• _REQUIREMENTS_
Indicate only the number of lines in the listing below in which the word "diagram" appears.

(Rows from a dataset)
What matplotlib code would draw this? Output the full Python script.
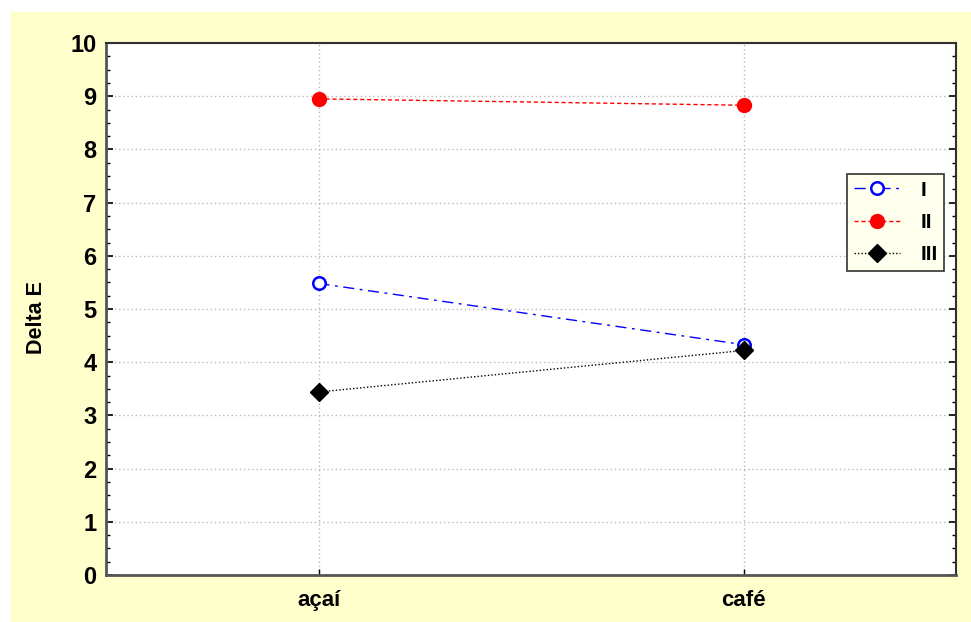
import matplotlib.pyplot as plt
from matplotlib.patches import Rectangle
from matplotlib.ticker import MultipleLocator

# values
categories = ["açaí", "café"]
serie_i = [5.48, 4.33]
serie_ii = [8.95, 8.83]
serie_iii = [3.44, 4.22]
labels = ["I", "II", "III"]

plt.rcParams['font.family'] = ['Liberation Sans', 'DejaVu Sans']
plt.rcParams['font.weight'] = 'bold'

fig = plt.figure(figsize=(9.71, 6.22), dpi=100, facecolor='white')
# yellow panel behind the chart
fig.patches.append(Rectangle((10 / 971, 0), 1, 1 - 12 / 622, transform=fig.transFigure,
                             facecolor='#FFFFCC', edgecolor='none', zorder=-10))

ax = fig.add_axes([106 / 971, 1 - 575 / 622, (956 - 106) / 971, (575 - 43) / 622])
ax.set_facecolor('white')

x = list(range(len(categories)))
ax.plot(x, serie_i, color='blue', linestyle=(0, (8, 4, 2, 4)), linewidth=1,
        marker='o', markersize=9, markerfacecolor='white', markeredgecolor='blue',
        markeredgewidth=1.8, label=labels[0], zorder=3)
ax.plot(x, serie_ii, color='red', linestyle=(0, (3, 2)), linewidth=1,
        marker='o', markersize=10, markerfacecolor='red', markeredgecolor='red',
        label=labels[1], zorder=3)
ax.plot(x, serie_iii, color='black', linestyle=(0, (1, 1.5)), linewidth=1,
        marker='D', markersize=9, markerfacecolor='black', markeredgecolor='black',
        label=labels[2], zorder=3)

ax.set_xlim(-0.5, 1.5)
ax.set_ylim(0, 10)
ax.set_xticks(x)
ax.set_xticklabels(categories, fontsize=16, fontweight='bold')
ax.yaxis.set_major_locator(MultipleLocator(1))
ax.yaxis.set_minor_locator(MultipleLocator(0.25))
ax.tick_params(axis='y', which='major', direction='in', length=5, width=1.2,
               labelsize=17, left=True, right=True, pad=7)
ax.tick_params(axis='y', which='minor', direction='in', length=3, width=1,
               left=True, right=True)
ax.tick_params(axis='x', which='major', direction='in', length=4, width=1,
               labelsize=16, pad=11)
for t in ax.get_yticklabels():
    t.set_fontweight('bold')

ax.grid(True, which='major', color='#b8b8b8', linestyle=(0, (1, 2)), linewidth=1)
ax.set_axisbelow(True)

for side in ['left', 'bottom']:
    ax.spines[side].set_color('#555555')
    ax.spines[side].set_linewidth(2)
for side in ['top', 'right']:
    ax.spines[side].set_color('#303030')
    ax.spines[side].set_linewidth(1.5)

ax.set_ylabel("Delta E", fontsize=15.5, fontweight='bold')
ax.yaxis.set_label_coords((47 - 106) / 850, (575 - 318) / 532)

leg = ax.legend(loc='upper left', bbox_to_anchor=((847 - 106) / 850, 1 - (174 - 43) / 532),
                borderaxespad=0, fontsize=15, frameon=True, fancybox=False,
                borderpad=0.32, labelspacing=0.64, handlelength=2.2, handletextpad=1.0)
leg.get_frame().set_facecolor('#FFFFEE')
leg.get_frame().set_edgecolor('#333333')
leg.get_frame().set_linewidth(1.2)
leg.get_frame().set_alpha(1)
for t in leg.get_texts():
    t.set_fontweight('bold')

fig.savefig("out.png", dpi=100, facecolor=fig.get_facecolor())
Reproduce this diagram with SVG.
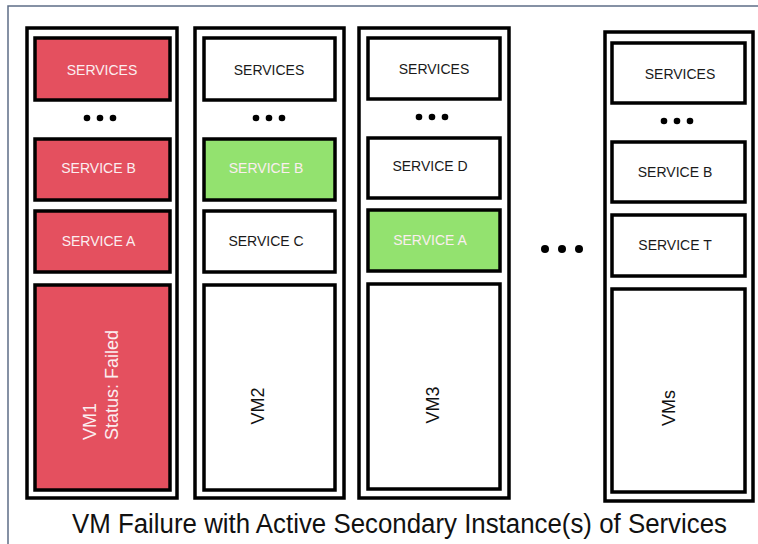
<svg xmlns="http://www.w3.org/2000/svg" width="758" height="544" viewBox="0 0 758 544">
<style>
.frame{fill:none;stroke:#5d6d86;stroke-width:1.5}
.vm{fill:#fff;stroke:#000;stroke-width:3.5}
.box{fill:#fff;stroke:#000;stroke-width:3.5}
.red{fill:#e4505f}
.green{fill:#93e26f}
.lbl{font-family:"Liberation Sans",Arial,sans-serif;font-size:14px;fill:#1a1a1a;text-anchor:middle}
.lt{fill:#fbeef0}
.vmt{font-family:"Liberation Sans",Arial,sans-serif;font-size:18px;fill:#111}
.dot{fill:#000}
.cap{font-family:"Liberation Sans",Arial,sans-serif;font-size:27px;fill:#111;text-anchor:middle}
</style>
<rect width="758" height="544" fill="#fff"/>
<rect class="frame" x="8" y="6" width="760" height="560"/>

<g id="vm1">
<rect class="vm" x="27" y="28" width="150" height="470"/>
<rect class="box red" x="35" y="38" width="135" height="62"/>
<text class="lbl lt" x="102" y="75">SERVICES</text>
<circle class="dot" cx="87" cy="118" r="3.3"/><circle class="dot" cx="100" cy="118" r="3.3"/><circle class="dot" cx="113" cy="118" r="3.3"/>
<rect class="box red" x="35" y="139" width="135" height="61"/>
<text class="lbl lt" x="98.5" y="173">SERVICE B</text>
<rect class="box red" x="35" y="211" width="135" height="61"/>
<text class="lbl lt" x="98.5" y="246">SERVICE A</text>
<rect class="box red" x="35" y="285" width="135" height="205"/>
<text class="vmt" style="fill:#fbeef0" transform="translate(96,440) rotate(-90)"><tspan x="0" y="0">VM1</tspan><tspan x="0" y="21.5">Status: Failed</tspan></text>
</g>

<g id="vm2">
<rect class="vm" x="195" y="28" width="149" height="470"/>
<rect class="box" x="204" y="38" width="131" height="62"/>
<text class="lbl" x="269" y="75">SERVICES</text>
<circle class="dot" cx="256" cy="118" r="3.3"/><circle class="dot" cx="269" cy="118" r="3.3"/><circle class="dot" cx="282" cy="118" r="3.3"/>
<rect class="box green" x="204" y="139" width="131" height="61"/>
<text class="lbl lt" x="266" y="173">SERVICE B</text>
<rect class="box" x="204" y="211" width="131" height="61"/>
<text class="lbl" x="266" y="246">SERVICE C</text>
<rect class="box" x="204" y="285" width="131" height="205"/>
<text class="vmt" text-anchor="middle" transform="translate(263.5,406) rotate(-90)">VM2</text>
</g>

<g id="vm3">
<rect class="vm" x="359" y="28" width="150" height="470"/>
<rect class="box" x="368" y="38" width="132" height="61"/>
<text class="lbl" x="434" y="74">SERVICES</text>
<circle class="dot" cx="419" cy="117" r="3.3"/><circle class="dot" cx="432" cy="117" r="3.3"/><circle class="dot" cx="445" cy="117" r="3.3"/>
<rect class="box" x="368" y="138" width="132" height="60"/>
<text class="lbl" x="430" y="171">SERVICE D</text>
<rect class="box green" x="368" y="210" width="132" height="61"/>
<text class="lbl lt" x="430" y="245">SERVICE A</text>
<rect class="box" x="368" y="284" width="132" height="205"/>
<text class="vmt" text-anchor="middle" transform="translate(438.5,405) rotate(-90)">VM3</text>
</g>

<g id="gap-dots">
<circle class="dot" cx="545" cy="249" r="4"/><circle class="dot" cx="562" cy="249" r="4"/><circle class="dot" cx="579" cy="249" r="4"/>
</g>

<g id="vms">
<rect class="vm" x="605" y="32" width="148" height="469"/>
<rect class="box" x="612" y="43" width="133" height="60"/>
<text class="lbl" x="680" y="79">SERVICES</text>
<circle class="dot" cx="664" cy="121" r="3.3"/><circle class="dot" cx="677" cy="121" r="3.3"/><circle class="dot" cx="690" cy="121" r="3.3"/>
<rect class="box" x="612" y="142" width="133" height="60"/>
<text class="lbl" x="675" y="177">SERVICE B</text>
<rect class="box" x="612" y="215" width="133" height="61"/>
<text class="lbl" x="675" y="250">SERVICE T</text>
<rect class="box" x="612" y="289" width="133" height="203"/>
<text class="vmt" text-anchor="middle" transform="translate(674.5,408) rotate(-90)">VMs</text>
</g>

<g id="connectors"></g>

<text class="cap" x="399.5" y="533" textLength="655" lengthAdjust="spacingAndGlyphs">VM Failure with Active Secondary Instance(s) of Services</text>
</svg>
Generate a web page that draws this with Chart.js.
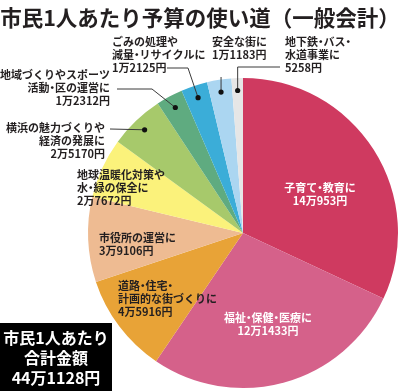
<!DOCTYPE html>
<html>
<head>
<meta charset="utf-8">
<script src="https://cdn.jsdelivr.net/npm/chart.js@4.4.1/dist/chart.umd.min.js"></script>
<style>
  html, body { margin: 0; padding: 0; background: #fff; }
  #wrap { position: relative; width: 400px; height: 391px; }
</style>
</head>
<body>
<div id="wrap"><canvas id="budgetChart" width="400" height="391"></canvas></div>
<script>
'use strict';

// Data :
var categories = [
  '子育て・教育に', '福祉・保健・医療に', '道路・住宅・計画的な街づくりに', '市役所の運営に',
  '地球温暖化対策や水・緑の保全に', '横浜の魅力づくりや経済の発展に', '地域づくりやスポーツ活動・区の運営に',
  'ごみの処理や減量・リサイクルに', '安全な街に', '地下鉄・バス・水道事業に'
];
var labelLines = [
  ['子育て・教育に'],
  ['福祉・保健・医療に'],
  ['道路・住宅・', '計画的な街づくりに'],
  ['市役所の運営に'],
  ['地球温暖化対策や', '水・緑の保全に'],
  ['横浜の魅力づくりや', '経済の発展に'],
  ['地域づくりやスポーツ', '活動・区の運営に'],
  ['ごみの処理や', '減量・リサイクルに'],
  ['安全な街に'],
  ['地下鉄・バス・', '水道事業に']
];
var values = [140953, 121433, 45916, 39106, 27672, 25170, 12312, 12125, 11183, 5258];
var colors = ['#cf3a60', '#d5618a', '#e8a337', '#eebb92', '#fbf27b', '#a7c96b', '#5fab80', '#3badd8', '#abd6f1', '#e6e6e6'];
var titleText = '市民1人あたり予算の使い道（一般会計）';
var totalLines = ['市民1人あたり', '合計金額'];

// label layout : x, y of first line, align, color, leader route (points before the dot)
var labelLayout = [
  { x: 320, y: 188, align: 'center', color: '#fff' },
  { x: 268, y: 318, align: 'center', color: '#fff' },
  { x: 118, y: 286, align: 'left', color: '#231f20' },
  { x: 99, y: 238, align: 'left', color: '#231f20' },
  { x: 77, y: 175, align: 'left', color: '#231f20' },
  { x: 105, y: 128, align: 'right', color: '#231f20', route: [[110, 129]] },
  { x: 110, y: 75, align: 'right', color: '#231f20', route: [[117, 89], [152, 89]] },
  { x: 112, y: 42, align: 'left', color: '#231f20', route: [[167, 68], [188, 68]] },
  { x: 212, y: 42, align: 'left', color: '#231f20', route: [['dot', 77]] },
  { x: 285, y: 42, align: 'left', color: '#231f20', route: [[280, 67], ['dot', 67]] }
];

var FONT = '"Noto Sans CJK JP", "Noto Sans", sans-serif';
var DOT_W = 5.5;

function yen(v) {
  var man = Math.floor(v / 10000);
  var rest = v % 10000;
  return (man > 0 ? man + '万' : '') + rest + '円';
}

// draws a text line with a narrow middle dot, like the printed labels
function drawLabelLine(ctx, text, x, y, align) {
  var parts = text.split('・');
  var w = 0;
  for (var i = 0; i < parts.length; i++) {
    w += ctx.measureText(parts[i]).width;
  }
  w += DOT_W * (parts.length - 1);
  var cx = x;
  if (align === 'center') {
    cx = x - w / 2;
  } else if (align === 'right') {
    cx = x - w;
  }
  for (var j = 0; j < parts.length; j++) {
    ctx.textAlign = 'left';
    ctx.fillText(parts[j], cx, y);
    cx += ctx.measureText(parts[j]).width;
    if (j < parts.length - 1) {
      ctx.textAlign = 'center';
      ctx.fillText('・', cx + DOT_W / 2, y);
      cx += DOT_W;
    }
  }
}

var labelPlugin = {
  id: 'budgetLabels',
  afterDraw: function (chart) {
    var ctx = chart.ctx;
    var meta = chart.getDatasetMeta(0);
    ctx.save();

    // title
    ctx.fillStyle = '#231f20';
    ctx.font = 'bold 21.5px ' + FONT;
    ctx.textAlign = 'center';
    ctx.textBaseline = 'middle';
    ctx.fillText(titleText, 200, 18);

    // slice labels and leaders
    for (var i = 0; i < values.length; i++) {
      var lay = labelLayout[i];
      var lines = labelLines[i].concat([yen(values[i])]);
      ctx.font = 'bold 11px ' + FONT;
      ctx.fillStyle = lay.color;
      ctx.textBaseline = 'middle';
      for (var j = 0; j < lines.length; j++) {
        drawLabelLine(ctx, lines[j], lay.x, lay.y + j * 13, lay.align);
      }

      if (lay.route) {
        var p = meta.data[i].getProps(['x', 'y', 'startAngle', 'endAngle', 'outerRadius'], true);
        var mid = (p.startAngle + p.endAngle) / 2;
        var dx = p.x + Math.cos(mid) * p.outerRadius * 0.92;
        var dy = p.y + Math.sin(mid) * p.outerRadius * 0.92;
        ctx.strokeStyle = '#3a3a3a';
        ctx.lineWidth = 1;
        ctx.beginPath();
        for (var k = 0; k < lay.route.length; k++) {
          var px = lay.route[k][0] === 'dot' ? dx : lay.route[k][0];
          if (k === 0) {
            ctx.moveTo(px, lay.route[k][1]);
          } else {
            ctx.lineTo(px, lay.route[k][1]);
          }
        }
        ctx.lineTo(dx, dy);
        ctx.stroke();
        ctx.fillStyle = '#111';
        ctx.beginPath();
        ctx.arc(dx, dy, 2.6, 0, Math.PI * 2);
        ctx.fill();
      }
    }

    // total box
    var total = 0;
    for (var t = 0; t < values.length; t++) {
      total += values[t];
    }
    ctx.fillStyle = '#000';
    ctx.fillRect(0, 323, 112, 68);
    ctx.fillStyle = '#fff';
    ctx.font = 'bold 16px ' + FONT;
    ctx.textAlign = 'center';
    ctx.fillText(totalLines[0], 56, 338);
    ctx.fillText(totalLines[1], 56, 358);
    ctx.fillText(yen(total), 56, 378);

    ctx.restore();
  }
};

var ctx = document.getElementById('budgetChart').getContext('2d');
var budgetChart = new Chart(ctx, { //eslint-disable-line
  type: 'pie',
  data: {
    labels: categories,
    datasets: [{
      data: values,
      backgroundColor: colors,
      borderWidth: 0
    }]
  },
  options: {
    responsive: false,
    animation: false,
    layout: {
      padding: { left: 88, right: 2, top: 78, bottom: 3 }
    },
    plugins: {
      legend: { display: false },
      tooltip: { enabled: false }
    }
  },
  plugins: [labelPlugin]
});
</script>
</body>
</html>
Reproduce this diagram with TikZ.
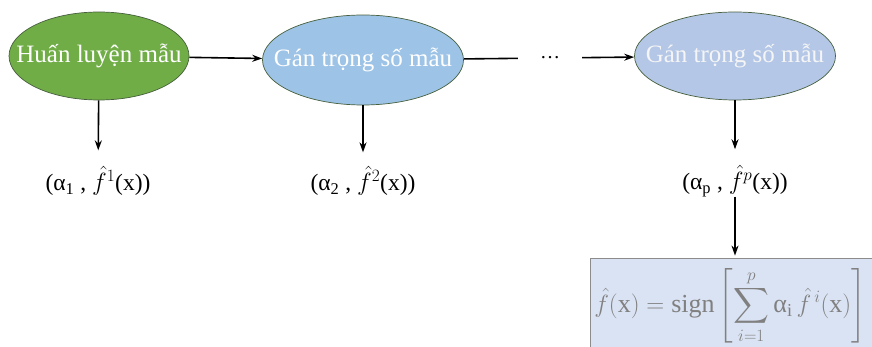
\documentclass[tikz,border=0pt]{standalone}
\usepackage{amsmath}
\usepackage{fontspec}
\setmainfont{Liberation Serif}
\usetikzlibrary{shapes.geometric,arrows.meta}
\definecolor{greenfill}{HTML}{70AD47}
\definecolor{bluefill}{HTML}{9DC3E6}
\definecolor{bluefillb}{HTML}{B4C7E7}
\definecolor{edgecol}{RGB}{70,95,60}
\definecolor{boxfill}{HTML}{DAE3F3}
\definecolor{boxedge}{HTML}{8C8C8C}
\definecolor{boxtext}{HTML}{808080}
\begin{document}
\begin{tikzpicture}[x=1pt,y=-1pt,
  ell/.style={ellipse, draw=edgecol, line width=0.7pt, text=white,
    font=\fontsize{25}{28}\selectfont, inner sep=0pt},
  lbl/.style={font=\fontsize{23.5}{27}\selectfont, inner sep=2pt},
  conn/.style={line width=1.6pt, draw=black},
  arr/.style={conn, -{Stealth[length=10pt,width=7pt]}}
]
\useasboundingbox (0,0) rectangle (872,347);
\clip (0,0) rectangle (872,347);

\node[ell, fill=greenfill, minimum width=180pt, minimum height=88pt] (e1) at (99,56)
  {\makebox[0pt][c]{Huấn luyện mẫu}};
\node[ell, fill=bluefill, minimum width=201pt, minimum height=90pt] (e2) at (363,60)
  {\makebox[0pt][c]{Gán trọng số mẫu}};
\node[ell, fill=bluefillb, minimum width=201pt, minimum height=88pt, text=white!92!gray] (e3) at (735,56)
  {\makebox[0pt][c]{Gán trọng số mẫu}};
\node[lbl, inner xsep=22pt, font=\fontsize{20}{24}\selectfont] (dots) at (550,58) {\dots};

\node[lbl] (l1) at (98,181) {(α\textsubscript{1} , $\hat{f}^{1}$(x))};
\node[lbl] (l2) at (363,181) {(α\textsubscript{2} , $\hat{f}^{2}$(x))};
\node[lbl] (lp) at (735,181) {(α\textsubscript{p} , $\hat{f}^{p}$(x))};

\node[draw=boxedge, line width=0.8pt, fill=boxfill, text=boxtext,
  minimum width=290pt, minimum height=97pt, inner sep=0pt,
  font=\fontsize{26}{30}\selectfont] (res) at (735,306.5)
  {\hspace*{-10pt}$\displaystyle \hat{f}(\mathrm{x}) = \operatorname{sign}\left[\sum_{i=1}^{p} \textnormal{α}_{\mathrm{i}}\,\hat{f}^{\,i}(\mathrm{x})\right]$};

\draw[arr] (e1) -- (e2);
\draw[conn] (e2) -- (dots);
\draw[arr] (dots) -- (e3);
\draw[arr, shorten >=14pt] (e1) -- (l1);
\draw[arr, shorten >=12pt] (e2) -- (l2);
\draw[arr, shorten >=14pt] (e3) -- (lp);
\draw[arr, shorten >=2pt, shorten <=-2pt] (lp) -- (res);
\end{tikzpicture}
\end{document}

• _THE ANSWER_
2